Stage 3 trains participants to identify this risk and prevent it through structured context management.

D. The 2026 Shift: Larger Context Windows Do Not Remove the Problem

Context windows have grown significantly. Some systems can accept very long documents. This is a meaningful advance, yet it does not eliminate the need for context discipline.

Two realities remain.

D.1 More Text Increases Cognitive Load

Even if a model can accept a large input, processing a large input imposes load. The model must distribute attention across more material. As the amount of material grows, it becomes harder for the model to consistently prioritise what matters, especially when the text is dense or poorly structured.

This is a practical limit, not a theoretical one.

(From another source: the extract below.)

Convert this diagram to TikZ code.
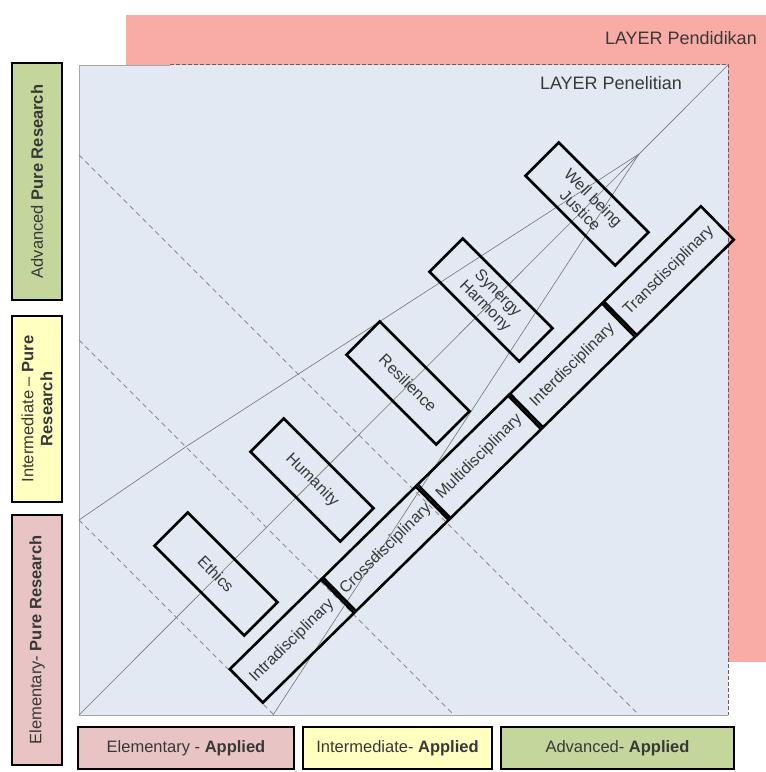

Reliability can decline when the model is asked to handle too much at once.

D.2 Important Information Can Be Diluted

A critical line can be present inside a long document and still be missed. This happens when:

  • the important line is buried in the middle

  • the document lacks headings and structure

  • the relevant section is not clearly referenced in the prompt

  • surrounding text competes for attention

  • the instruction does not emphasise what must be found and applied

In other words, capacity does not guarantee effective use.

A model may accept a full 100-page document, yet still fail to apply a key constraint if it is not made salient. This is why retrieval and segmentation remain essential.

D.3 The Stage 3 Operational Conclusion

The existence of larger context windows changes what is possible, but it does not change what is required for reliability.

Stage 3 therefore teaches teams to:

  • treat context as a limited working surface

  • structure prompts and artifacts so critical information remains visible

  • retrieve only relevant sections when possible

  • segment large tasks into smaller stages

  • store stable outputs as artifacts so they can be reused without reprocessing entire documents

This approach produces better accuracy, better cost control, and stronger governance.